Which one is fast either Index or View both are used for optimization purpose both are implement on table's column so any one explain which one is more faster and what is difference between both of them and which scenario we use view and index.
VIEW
View is a logical table. It is a physical object which stores data logically. View just refers to data that is tored in base tables.
A view is a logical entity. It is a SQL statement stored in the database in the system tablespace. Data for a view is built in a table created by the database engine in the TEMP tablespace.
INDEX
Indexes are pointres that maps to the physical address of data. So by using indexes data manipulation becomes faster.
An index is a performance-tuning method of allowing faster retrieval of records. An index creates an entry for each value that appears in the indexed columns.
ANALOGY:
Suppose in a shop, assume you have multiple racks. Categorizing each rack based on the items saved is like creating an index. So, you would know where exactly to look for to find a particular item. This is indexing.
In the same shop, you want to know multiple data, say, the Products, inventory, Sales data and stuff as a consolidated report, then it can be compared to a view.
Hope this analogy explains when you have to use a view and when you have to use an index!
Both are different things in the perspective of SQL.
VIEWS
A view is nothing more than a SQL statement that is stored in the database with an associated name. A view is actually a composition of a table in the form of a predefined SQL query.
Views, which are kind of virtual tables, allow users to do the following:
A view can contain all rows of a table or select rows from a table. A view can be created from one or many tables which depends on the written SQL query to create a view.
Structure data in a way that users or classes of users find natural or intuitive.
Restrict access to the data such that a user can see and (sometimes) modify exactly what they need and no more.
Summarize data from various tables which can be used to generate reports.
INDEXES
While Indexes are special lookup tables that the database search engine can use to speed up data retrieval. Simply put, an index is a pointer to data in a table. An index in a database is very similar to an index in the back of a book.
For example, if you want to reference all pages in a book that discuss a certain topic, you first refer to the index, which lists all topics alphabetically and are then referred to one or more specific page numbers.
An index helps speed up SELECT queries and WHERE clauses, but it slows down data input, with UPDATE and INSERT statements. Indexes can be created or dropped with no effect on the data.
view:
1) view is also a one of the database object.

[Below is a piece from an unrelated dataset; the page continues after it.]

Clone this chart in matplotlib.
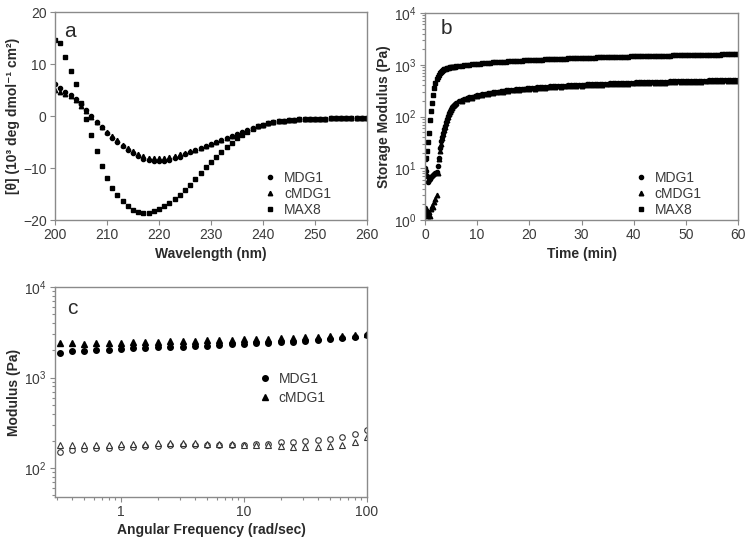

view contains logical data of a base table.where base table has actual data(physical data).another way we can say view is like a window through which data from table can be viewed or changed.
2) It is just simply a stored SQL statement with an object name. It can be used in any SELECT statement like a table.
index:
1) indexes will be created on columns.by using indexes the fetching of rows will be done quickly.
2) It is a way of cataloging the table-info based on 1 or more columns. One table may contain one/more indexes. Indexes are like a 2-D structure having ROWID & indexed-column (ordered). When a table-data is retrieved based on this column (col. which are used in WHERE clause), this index gets into the picture automatically and it's pointer search the required ROWIDs. These ROWIDs are now matched with actual table's ROWID and the records from table are shown.